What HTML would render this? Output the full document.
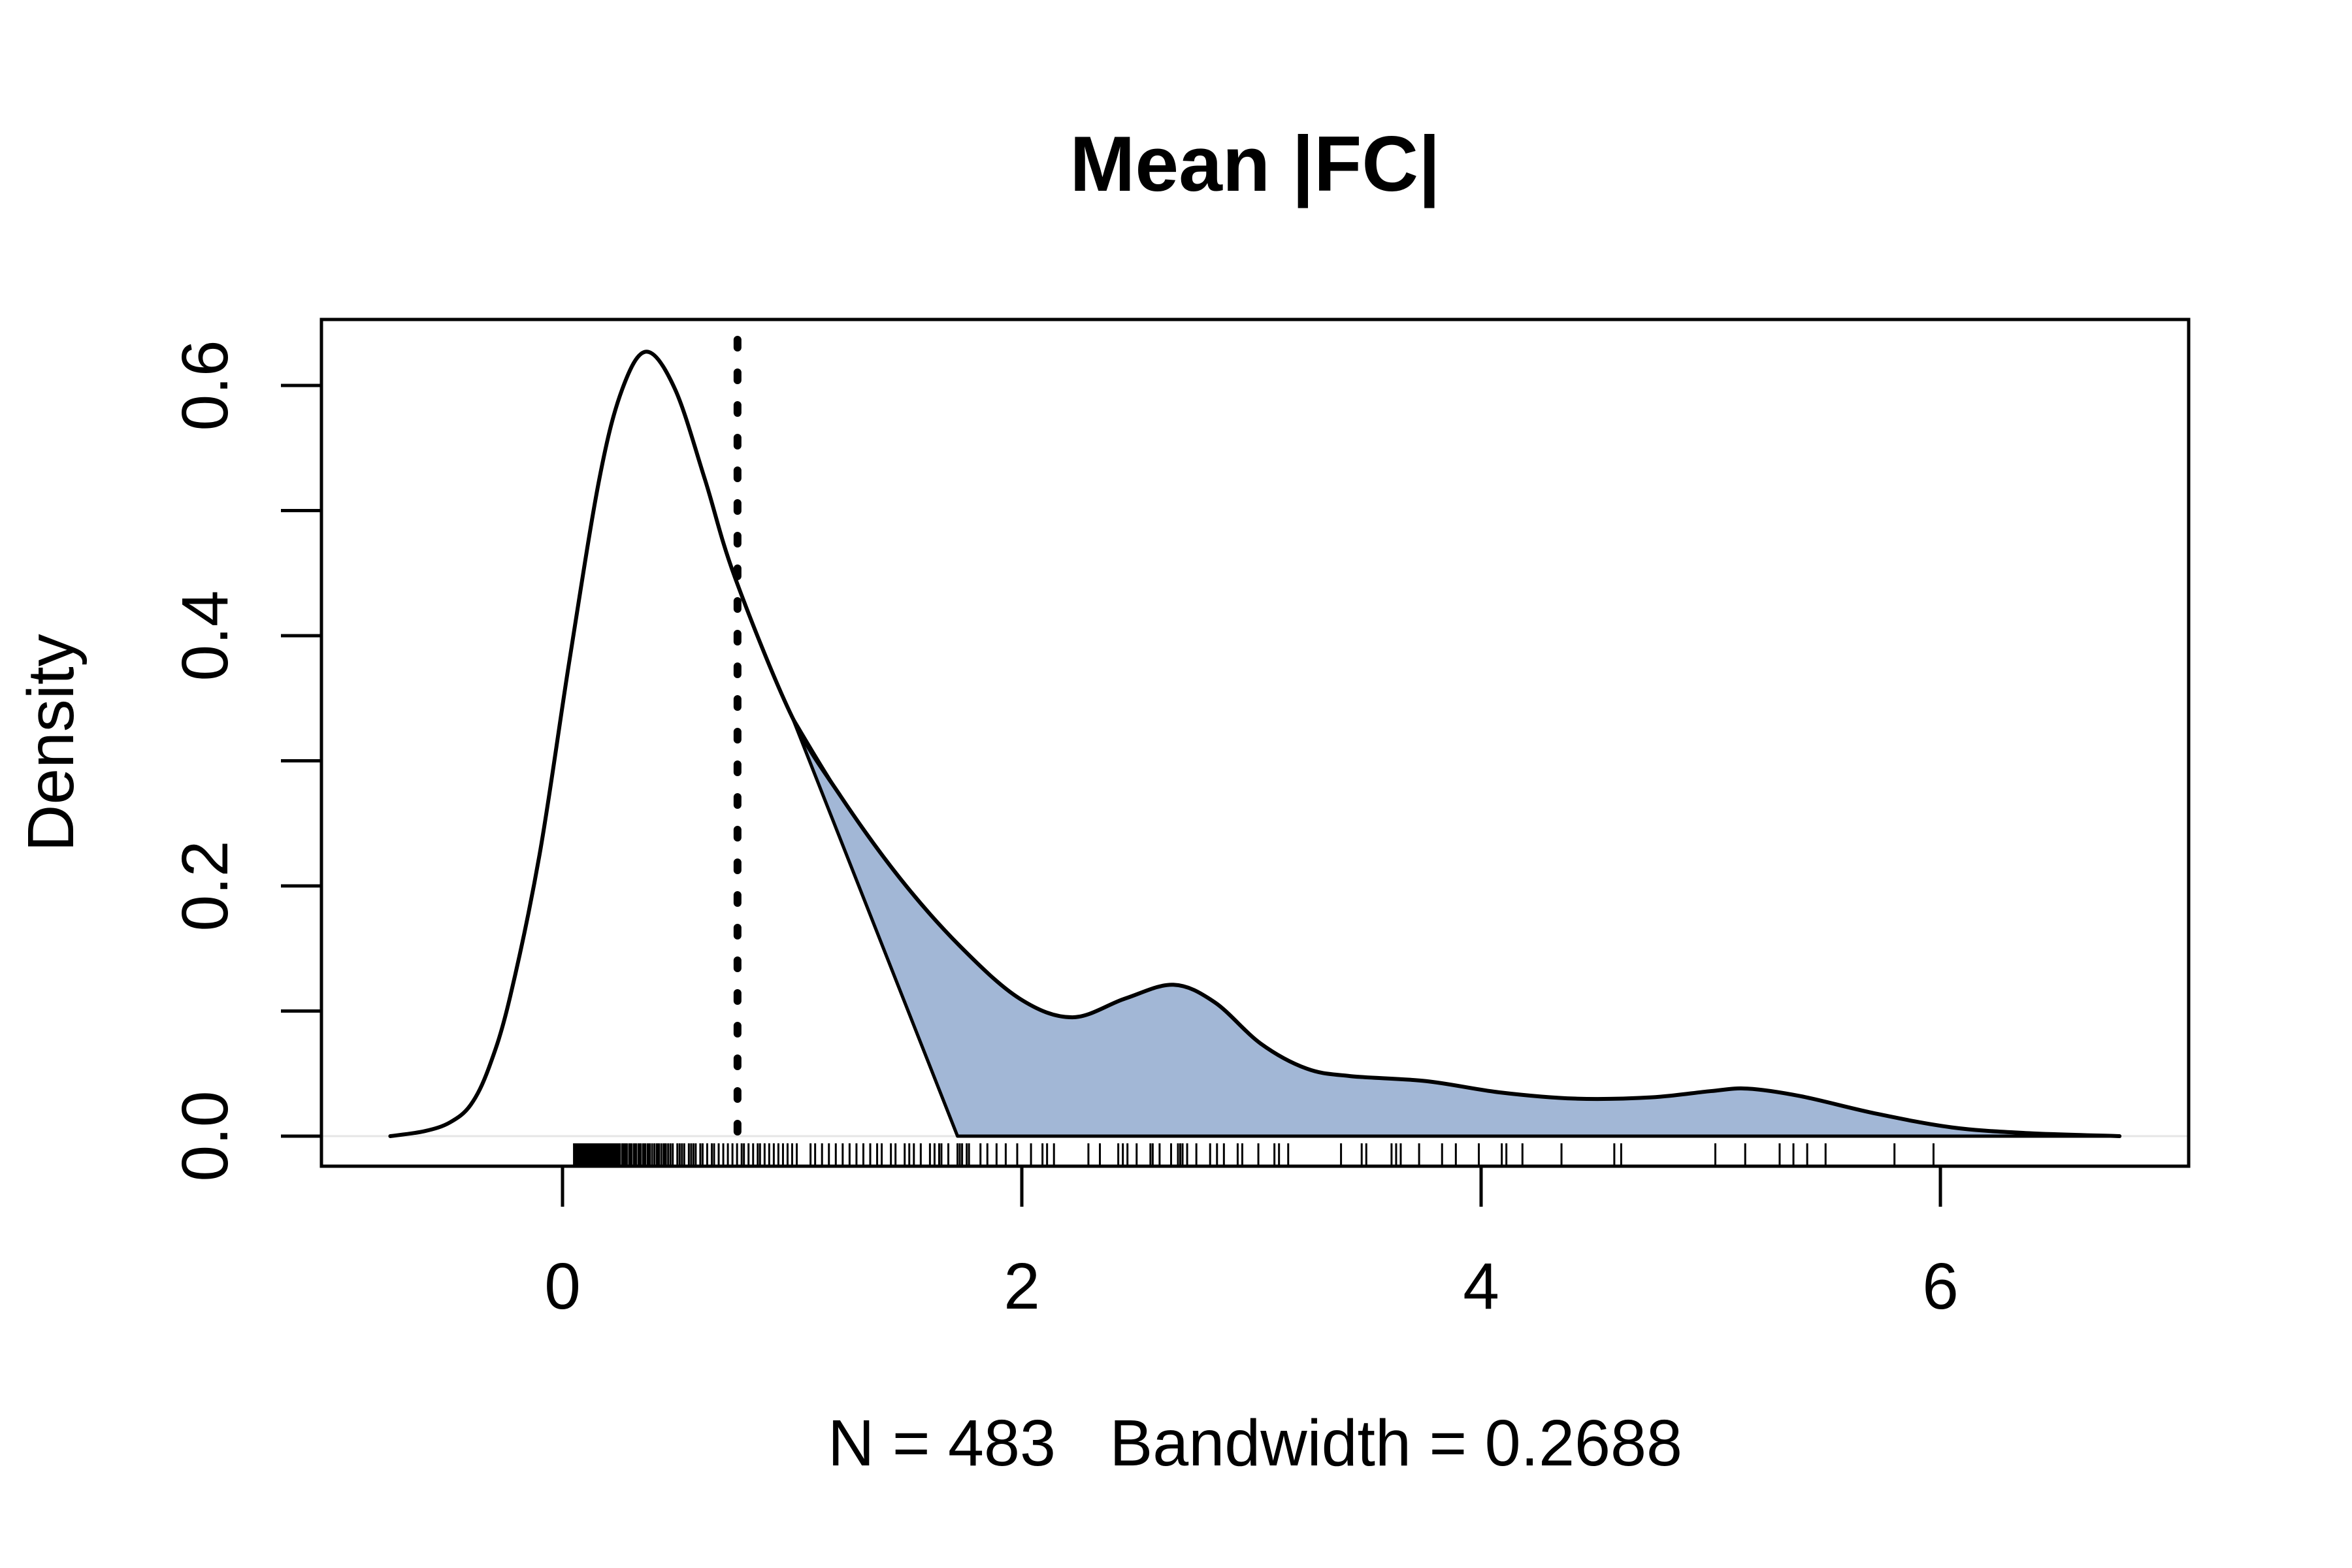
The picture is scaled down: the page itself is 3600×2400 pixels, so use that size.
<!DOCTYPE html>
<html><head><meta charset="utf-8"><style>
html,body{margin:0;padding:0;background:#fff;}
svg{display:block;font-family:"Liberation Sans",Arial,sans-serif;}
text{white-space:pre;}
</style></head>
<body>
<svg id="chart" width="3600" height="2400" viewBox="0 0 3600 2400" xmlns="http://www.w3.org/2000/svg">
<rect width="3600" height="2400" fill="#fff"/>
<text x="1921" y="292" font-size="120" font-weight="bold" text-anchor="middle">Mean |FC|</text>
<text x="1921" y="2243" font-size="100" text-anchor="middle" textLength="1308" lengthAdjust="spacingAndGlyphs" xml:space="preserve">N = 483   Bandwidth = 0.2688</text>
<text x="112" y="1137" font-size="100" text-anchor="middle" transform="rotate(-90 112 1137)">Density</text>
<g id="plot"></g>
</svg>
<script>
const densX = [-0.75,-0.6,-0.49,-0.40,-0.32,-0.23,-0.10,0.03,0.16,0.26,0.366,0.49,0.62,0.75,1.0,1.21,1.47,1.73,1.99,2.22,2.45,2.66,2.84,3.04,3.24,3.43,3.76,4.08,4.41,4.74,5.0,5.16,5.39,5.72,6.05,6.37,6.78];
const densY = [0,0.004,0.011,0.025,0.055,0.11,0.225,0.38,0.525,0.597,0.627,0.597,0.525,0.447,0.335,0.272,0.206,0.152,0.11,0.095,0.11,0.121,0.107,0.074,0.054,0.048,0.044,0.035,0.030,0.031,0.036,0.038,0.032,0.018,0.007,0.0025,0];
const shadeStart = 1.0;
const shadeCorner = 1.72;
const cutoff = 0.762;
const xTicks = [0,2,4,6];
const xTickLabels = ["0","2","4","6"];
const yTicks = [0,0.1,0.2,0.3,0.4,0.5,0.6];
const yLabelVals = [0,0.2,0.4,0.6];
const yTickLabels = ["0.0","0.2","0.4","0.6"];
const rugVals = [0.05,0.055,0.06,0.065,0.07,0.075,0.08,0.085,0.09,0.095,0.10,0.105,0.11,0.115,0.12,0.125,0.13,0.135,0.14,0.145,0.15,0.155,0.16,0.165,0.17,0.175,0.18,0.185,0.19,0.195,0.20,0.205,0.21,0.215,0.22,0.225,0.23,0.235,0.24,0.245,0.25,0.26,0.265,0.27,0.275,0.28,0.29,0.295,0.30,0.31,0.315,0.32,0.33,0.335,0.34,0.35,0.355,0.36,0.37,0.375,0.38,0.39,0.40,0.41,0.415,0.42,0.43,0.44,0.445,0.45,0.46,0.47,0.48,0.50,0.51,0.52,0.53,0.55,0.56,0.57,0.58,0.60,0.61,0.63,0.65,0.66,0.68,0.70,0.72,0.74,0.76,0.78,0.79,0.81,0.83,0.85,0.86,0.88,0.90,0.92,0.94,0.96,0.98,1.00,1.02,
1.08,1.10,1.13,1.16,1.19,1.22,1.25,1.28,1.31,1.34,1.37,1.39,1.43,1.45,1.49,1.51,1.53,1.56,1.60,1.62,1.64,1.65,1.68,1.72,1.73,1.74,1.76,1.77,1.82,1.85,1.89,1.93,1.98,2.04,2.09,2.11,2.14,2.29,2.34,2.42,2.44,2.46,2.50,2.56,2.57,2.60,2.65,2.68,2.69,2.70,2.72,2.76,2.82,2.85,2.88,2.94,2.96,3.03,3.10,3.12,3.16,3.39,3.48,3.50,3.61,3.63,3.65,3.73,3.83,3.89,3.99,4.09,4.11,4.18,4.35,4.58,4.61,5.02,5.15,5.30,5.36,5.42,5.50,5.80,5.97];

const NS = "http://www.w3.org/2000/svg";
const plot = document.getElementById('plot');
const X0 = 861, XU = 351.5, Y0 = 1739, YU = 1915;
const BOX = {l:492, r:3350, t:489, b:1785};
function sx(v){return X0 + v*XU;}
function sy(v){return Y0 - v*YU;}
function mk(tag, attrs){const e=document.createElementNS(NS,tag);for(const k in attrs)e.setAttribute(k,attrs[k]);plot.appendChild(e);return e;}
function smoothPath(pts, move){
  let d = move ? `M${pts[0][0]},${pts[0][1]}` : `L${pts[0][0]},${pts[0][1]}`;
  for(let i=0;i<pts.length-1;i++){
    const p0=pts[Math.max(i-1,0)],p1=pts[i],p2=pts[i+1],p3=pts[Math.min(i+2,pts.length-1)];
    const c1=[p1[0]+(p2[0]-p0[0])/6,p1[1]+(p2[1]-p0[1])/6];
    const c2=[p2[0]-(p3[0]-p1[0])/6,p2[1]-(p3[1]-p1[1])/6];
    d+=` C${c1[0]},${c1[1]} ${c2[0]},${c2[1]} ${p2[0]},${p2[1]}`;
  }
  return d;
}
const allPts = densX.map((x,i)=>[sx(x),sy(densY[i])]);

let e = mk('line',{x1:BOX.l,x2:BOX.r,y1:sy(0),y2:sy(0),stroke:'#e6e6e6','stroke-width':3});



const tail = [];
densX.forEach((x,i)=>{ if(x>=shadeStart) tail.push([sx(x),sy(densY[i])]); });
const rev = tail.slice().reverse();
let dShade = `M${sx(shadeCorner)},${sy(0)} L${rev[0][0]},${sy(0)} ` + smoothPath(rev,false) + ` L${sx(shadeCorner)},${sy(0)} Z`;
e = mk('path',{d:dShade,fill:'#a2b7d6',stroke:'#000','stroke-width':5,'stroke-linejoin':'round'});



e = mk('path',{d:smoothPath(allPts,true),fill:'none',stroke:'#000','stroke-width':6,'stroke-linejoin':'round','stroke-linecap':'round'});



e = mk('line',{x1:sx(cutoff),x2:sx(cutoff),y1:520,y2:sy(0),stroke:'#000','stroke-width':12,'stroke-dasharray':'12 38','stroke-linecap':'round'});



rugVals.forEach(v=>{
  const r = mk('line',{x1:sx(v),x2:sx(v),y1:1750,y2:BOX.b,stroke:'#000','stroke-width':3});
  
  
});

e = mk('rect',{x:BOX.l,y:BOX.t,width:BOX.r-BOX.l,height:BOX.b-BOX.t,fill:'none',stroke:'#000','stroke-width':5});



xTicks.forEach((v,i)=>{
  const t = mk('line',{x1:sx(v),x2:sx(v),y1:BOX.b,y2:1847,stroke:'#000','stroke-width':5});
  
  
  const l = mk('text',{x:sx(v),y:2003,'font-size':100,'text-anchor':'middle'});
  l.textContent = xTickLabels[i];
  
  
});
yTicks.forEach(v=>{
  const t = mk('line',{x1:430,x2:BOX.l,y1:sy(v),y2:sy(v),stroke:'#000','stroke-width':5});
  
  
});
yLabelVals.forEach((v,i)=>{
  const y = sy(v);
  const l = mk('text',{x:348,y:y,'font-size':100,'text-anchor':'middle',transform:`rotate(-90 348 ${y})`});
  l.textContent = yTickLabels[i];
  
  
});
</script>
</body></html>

TASK TO COMPLETE> Restate the listing above word for word, and skip the pictures.

OUTPUT>
What HTML would render this? Output the full document.
The picture is scaled down: the page itself is 3600×2400 pixels, so use that size.
<!DOCTYPE html>
<html><head><meta charset="utf-8"><style>
html,body{margin:0;padding:0;background:#fff;}
svg{display:block;font-family:"Liberation Sans",Arial,sans-serif;}
text{white-space:pre;}
</style></head>
<body>
<svg id="chart" width="3600" height="2400" viewBox="0 0 3600 2400" xmlns="http://www.w3.org/2000/svg">
<rect width="3600" height="2400" fill="#fff"/>
<text x="1921" y="292" font-size="120" font-weight="bold" text-anchor="middle">Mean |FC|</text>
<text x="1921" y="2243" font-size="100" text-anchor="middle" textLength="1308" lengthAdjust="spacingAndGlyphs" xml:space="preserve">N = 483   Bandwidth = 0.2688</text>
<text x="112" y="1137" font-size="100" text-anchor="middle" transform="rotate(-90 112 1137)">Density</text>
<g id="plot"></g>
</svg>
<script>
const densX = [-0.75,-0.6,-0.49,-0.40,-0.32,-0.23,-0.10,0.03,0.16,0.26,0.366,0.49,0.62,0.75,1.0,1.21,1.47,1.73,1.99,2.22,2.45,2.66,2.84,3.04,3.24,3.43,3.76,4.08,4.41,4.74,5.0,5.16,5.39,5.72,6.05,6.37,6.78];
const densY = [0,0.004,0.011,0.025,0.055,0.11,0.225,0.38,0.525,0.597,0.627,0.597,0.525,0.447,0.335,0.272,0.206,0.152,0.11,0.095,0.11,0.121,0.107,0.074,0.054,0.048,0.044,0.035,0.030,0.031,0.036,0.038,0.032,0.018,0.007,0.0025,0];
const shadeStart = 1.0;
const shadeCorner = 1.72;
const cutoff = 0.762;
const xTicks = [0,2,4,6];
const xTickLabels = ["0","2","4","6"];
const yTicks = [0,0.1,0.2,0.3,0.4,0.5,0.6];
const yLabelVals = [0,0.2,0.4,0.6];
const yTickLabels = ["0.0","0.2","0.4","0.6"];
const rugVals = [0.05,0.055,0.06,0.065,0.07,0.075,0.08,0.085,0.09,0.095,0.10,0.105,0.11,0.115,0.12,0.125,0.13,0.135,0.14,0.145,0.15,0.155,0.16,0.165,0.17,0.175,0.18,0.185,0.19,0.195,0.20,0.205,0.21,0.215,0.22,0.225,0.23,0.235,0.24,0.245,0.25,0.26,0.265,0.27,0.275,0.28,0.29,0.295,0.30,0.31,0.315,0.32,0.33,0.335,0.34,0.35,0.355,0.36,0.37,0.375,0.38,0.39,0.40,0.41,0.415,0.42,0.43,0.44,0.445,0.45,0.46,0.47,0.48,0.50,0.51,0.52,0.53,0.55,0.56,0.57,0.58,0.60,0.61,0.63,0.65,0.66,0.68,0.70,0.72,0.74,0.76,0.78,0.79,0.81,0.83,0.85,0.86,0.88,0.90,0.92,0.94,0.96,0.98,1.00,1.02,
1.08,1.10,1.13,1.16,1.19,1.22,1.25,1.28,1.31,1.34,1.37,1.39,1.43,1.45,1.49,1.51,1.53,1.56,1.60,1.62,1.64,1.65,1.68,1.72,1.73,1.74,1.76,1.77,1.82,1.85,1.89,1.93,1.98,2.04,2.09,2.11,2.14,2.29,2.34,2.42,2.44,2.46,2.50,2.56,2.57,2.60,2.65,2.68,2.69,2.70,2.72,2.76,2.82,2.85,2.88,2.94,2.96,3.03,3.10,3.12,3.16,3.39,3.48,3.50,3.61,3.63,3.65,3.73,3.83,3.89,3.99,4.09,4.11,4.18,4.35,4.58,4.61,5.02,5.15,5.30,5.36,5.42,5.50,5.80,5.97];

const NS = "http://www.w3.org/2000/svg";
const plot = document.getElementById('plot');
const X0 = 861, XU = 351.5, Y0 = 1739, YU = 1915;
const BOX = {l:492, r:3350, t:489, b:1785};
function sx(v){return X0 + v*XU;}
function sy(v){return Y0 - v*YU;}
function mk(tag, attrs){const e=document.createElementNS(NS,tag);for(const k in attrs)e.setAttribute(k,attrs[k]);plot.appendChild(e);return e;}
function smoothPath(pts, move){
  let d = move ? `M${pts[0][0]},${pts[0][1]}` : `L${pts[0][0]},${pts[0][1]}`;
  for(let i=0;i<pts.length-1;i++){
    const p0=pts[Math.max(i-1,0)],p1=pts[i],p2=pts[i+1],p3=pts[Math.min(i+2,pts.length-1)];
    const c1=[p1[0]+(p2[0]-p0[0])/6,p1[1]+(p2[1]-p0[1])/6];
    const c2=[p2[0]-(p3[0]-p1[0])/6,p2[1]-(p3[1]-p1[1])/6];
    d+=` C${c1[0]},${c1[1]} ${c2[0]},${c2[1]} ${p2[0]},${p2[1]}`;
  }
  return d;
}
const allPts = densX.map((x,i)=>[sx(x),sy(densY[i])]);

let e = mk('line',{x1:BOX.l,x2:BOX.r,y1:sy(0),y2:sy(0),stroke:'#e6e6e6','stroke-width':3});



const tail = [];
densX.forEach((x,i)=>{ if(x>=shadeStart) tail.push([sx(x),sy(densY[i])]); });
const rev = tail.slice().reverse();
let dShade = `M${sx(shadeCorner)},${sy(0)} L${rev[0][0]},${sy(0)} ` + smoothPath(rev,false) + ` L${sx(shadeCorner)},${sy(0)} Z`;
e = mk('path',{d:dShade,fill:'#a2b7d6',stroke:'#000','stroke-width':5,'stroke-linejoin':'round'});



e = mk('path',{d:smoothPath(allPts,true),fill:'none',stroke:'#000','stroke-width':6,'stroke-linejoin':'round','stroke-linecap':'round'});



e = mk('line',{x1:sx(cutoff),x2:sx(cutoff),y1:520,y2:sy(0),stroke:'#000','stroke-width':12,'stroke-dasharray':'12 38','stroke-linecap':'round'});



rugVals.forEach(v=>{
  const r = mk('line',{x1:sx(v),x2:sx(v),y1:1750,y2:BOX.b,stroke:'#000','stroke-width':3});
  
  
});

e = mk('rect',{x:BOX.l,y:BOX.t,width:BOX.r-BOX.l,height:BOX.b-BOX.t,fill:'none',stroke:'#000','stroke-width':5});



xTicks.forEach((v,i)=>{
  const t = mk('line',{x1:sx(v),x2:sx(v),y1:BOX.b,y2:1847,stroke:'#000','stroke-width':5});
  
  
  const l = mk('text',{x:sx(v),y:2003,'font-size':100,'text-anchor':'middle'});
  l.textContent = xTickLabels[i];
  
  
});
yTicks.forEach(v=>{
  const t = mk('line',{x1:430,x2:BOX.l,y1:sy(v),y2:sy(v),stroke:'#000','stroke-width':5});
  
  
});
yLabelVals.forEach((v,i)=>{
  const y = sy(v);
  const l = mk('text',{x:348,y:y,'font-size':100,'text-anchor':'middle',transform:`rotate(-90 348 ${y})`});
  l.textContent = yTickLabels[i];
  
  
});
</script>
</body></html>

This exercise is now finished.